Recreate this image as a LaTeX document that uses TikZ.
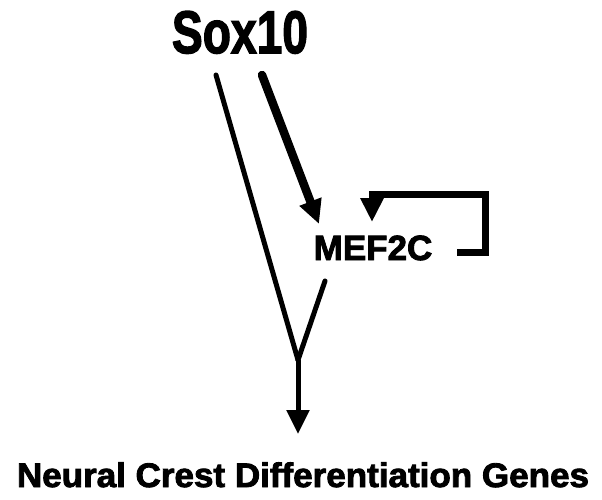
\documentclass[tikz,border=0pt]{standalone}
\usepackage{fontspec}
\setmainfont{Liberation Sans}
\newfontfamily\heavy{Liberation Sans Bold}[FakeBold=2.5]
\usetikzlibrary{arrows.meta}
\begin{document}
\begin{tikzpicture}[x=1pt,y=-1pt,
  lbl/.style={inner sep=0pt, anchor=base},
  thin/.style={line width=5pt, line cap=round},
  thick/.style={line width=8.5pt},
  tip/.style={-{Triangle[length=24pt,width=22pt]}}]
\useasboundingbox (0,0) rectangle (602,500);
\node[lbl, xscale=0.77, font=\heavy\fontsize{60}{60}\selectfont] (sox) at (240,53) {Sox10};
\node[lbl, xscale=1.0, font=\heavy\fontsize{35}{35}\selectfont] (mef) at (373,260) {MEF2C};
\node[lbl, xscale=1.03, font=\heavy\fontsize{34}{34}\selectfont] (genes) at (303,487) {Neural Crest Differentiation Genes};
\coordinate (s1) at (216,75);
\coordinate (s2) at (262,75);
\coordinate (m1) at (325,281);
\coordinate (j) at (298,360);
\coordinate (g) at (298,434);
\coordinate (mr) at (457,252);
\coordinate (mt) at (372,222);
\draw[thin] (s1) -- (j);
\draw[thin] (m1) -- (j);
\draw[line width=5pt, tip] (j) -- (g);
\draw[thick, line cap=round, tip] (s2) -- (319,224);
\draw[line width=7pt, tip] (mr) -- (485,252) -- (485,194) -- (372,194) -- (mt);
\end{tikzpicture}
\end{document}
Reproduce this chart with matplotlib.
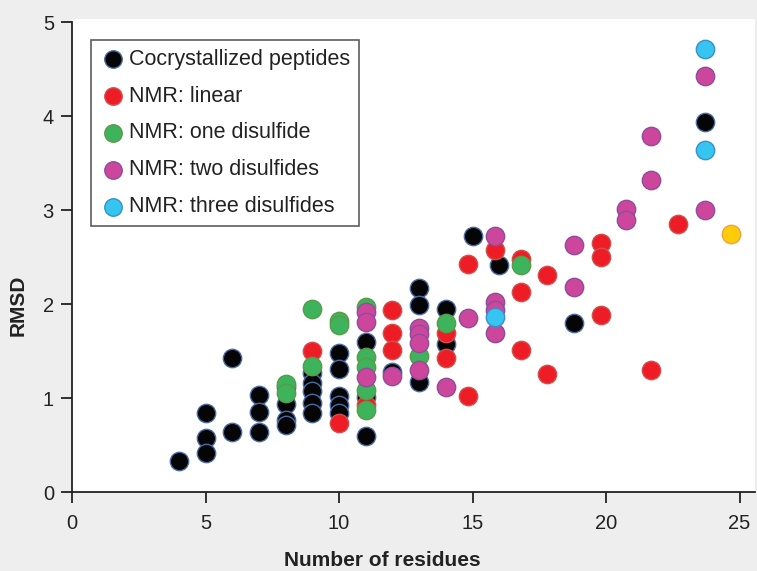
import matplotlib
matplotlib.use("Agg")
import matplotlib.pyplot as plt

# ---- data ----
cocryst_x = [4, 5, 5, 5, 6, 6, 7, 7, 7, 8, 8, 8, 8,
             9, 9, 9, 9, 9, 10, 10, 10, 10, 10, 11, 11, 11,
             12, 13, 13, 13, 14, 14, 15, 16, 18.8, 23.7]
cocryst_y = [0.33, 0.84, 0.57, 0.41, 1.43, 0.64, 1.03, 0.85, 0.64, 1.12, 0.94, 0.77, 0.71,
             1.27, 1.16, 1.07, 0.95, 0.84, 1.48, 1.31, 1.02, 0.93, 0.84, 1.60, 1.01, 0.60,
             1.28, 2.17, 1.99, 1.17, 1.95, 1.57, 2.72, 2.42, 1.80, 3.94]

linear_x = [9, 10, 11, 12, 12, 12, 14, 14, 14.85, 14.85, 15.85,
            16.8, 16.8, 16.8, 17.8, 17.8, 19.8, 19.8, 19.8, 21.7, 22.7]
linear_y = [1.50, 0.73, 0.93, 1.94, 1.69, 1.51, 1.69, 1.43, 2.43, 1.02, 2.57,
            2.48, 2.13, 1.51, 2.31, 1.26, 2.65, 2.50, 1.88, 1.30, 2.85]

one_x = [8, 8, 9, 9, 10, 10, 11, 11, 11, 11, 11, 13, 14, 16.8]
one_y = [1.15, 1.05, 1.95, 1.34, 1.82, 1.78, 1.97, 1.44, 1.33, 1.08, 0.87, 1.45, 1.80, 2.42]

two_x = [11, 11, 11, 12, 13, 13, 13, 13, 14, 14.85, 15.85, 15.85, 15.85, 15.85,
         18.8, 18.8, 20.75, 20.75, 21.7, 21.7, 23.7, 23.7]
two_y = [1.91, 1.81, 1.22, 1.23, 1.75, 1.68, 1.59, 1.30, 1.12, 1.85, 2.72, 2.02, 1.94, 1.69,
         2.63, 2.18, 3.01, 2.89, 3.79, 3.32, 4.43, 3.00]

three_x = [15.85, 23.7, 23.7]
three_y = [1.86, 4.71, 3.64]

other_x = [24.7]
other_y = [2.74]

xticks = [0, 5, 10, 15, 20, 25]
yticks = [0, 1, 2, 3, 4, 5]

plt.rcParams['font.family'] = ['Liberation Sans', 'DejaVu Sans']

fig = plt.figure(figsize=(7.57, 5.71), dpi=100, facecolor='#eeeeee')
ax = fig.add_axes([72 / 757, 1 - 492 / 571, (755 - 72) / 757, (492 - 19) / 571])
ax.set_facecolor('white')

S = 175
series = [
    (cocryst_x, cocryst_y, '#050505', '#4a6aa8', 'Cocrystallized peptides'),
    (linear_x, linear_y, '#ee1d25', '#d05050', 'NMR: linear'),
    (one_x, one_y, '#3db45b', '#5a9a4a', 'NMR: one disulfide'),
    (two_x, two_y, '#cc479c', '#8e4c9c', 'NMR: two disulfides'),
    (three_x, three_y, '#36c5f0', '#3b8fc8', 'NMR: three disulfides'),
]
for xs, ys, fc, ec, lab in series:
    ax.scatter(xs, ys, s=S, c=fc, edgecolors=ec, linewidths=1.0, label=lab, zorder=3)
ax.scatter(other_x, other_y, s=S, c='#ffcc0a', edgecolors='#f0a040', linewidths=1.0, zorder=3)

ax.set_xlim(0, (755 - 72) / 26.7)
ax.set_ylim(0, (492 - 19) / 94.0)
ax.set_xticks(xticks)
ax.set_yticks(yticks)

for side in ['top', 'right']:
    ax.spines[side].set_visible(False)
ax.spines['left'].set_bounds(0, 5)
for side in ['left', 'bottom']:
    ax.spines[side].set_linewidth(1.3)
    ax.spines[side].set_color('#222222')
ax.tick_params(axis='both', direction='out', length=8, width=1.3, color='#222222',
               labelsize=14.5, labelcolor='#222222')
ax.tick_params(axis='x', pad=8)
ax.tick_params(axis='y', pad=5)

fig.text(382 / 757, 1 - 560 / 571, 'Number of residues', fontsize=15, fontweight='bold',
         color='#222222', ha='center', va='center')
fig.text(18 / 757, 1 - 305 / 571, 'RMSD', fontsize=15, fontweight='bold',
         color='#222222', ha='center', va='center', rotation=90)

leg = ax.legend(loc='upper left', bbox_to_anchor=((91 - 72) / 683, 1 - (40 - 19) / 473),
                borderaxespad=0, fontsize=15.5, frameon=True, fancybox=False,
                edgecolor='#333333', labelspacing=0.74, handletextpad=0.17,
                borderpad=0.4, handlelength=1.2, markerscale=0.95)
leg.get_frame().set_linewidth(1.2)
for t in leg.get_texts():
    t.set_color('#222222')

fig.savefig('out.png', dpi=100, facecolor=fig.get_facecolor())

▸ Objective: List all lines above in which the string "matplotlib" appears.

▸ Answer for this exercise:
Reproduce this chart with matplotlib.
import matplotlib
matplotlib.use("Agg")
import matplotlib.pyplot as plt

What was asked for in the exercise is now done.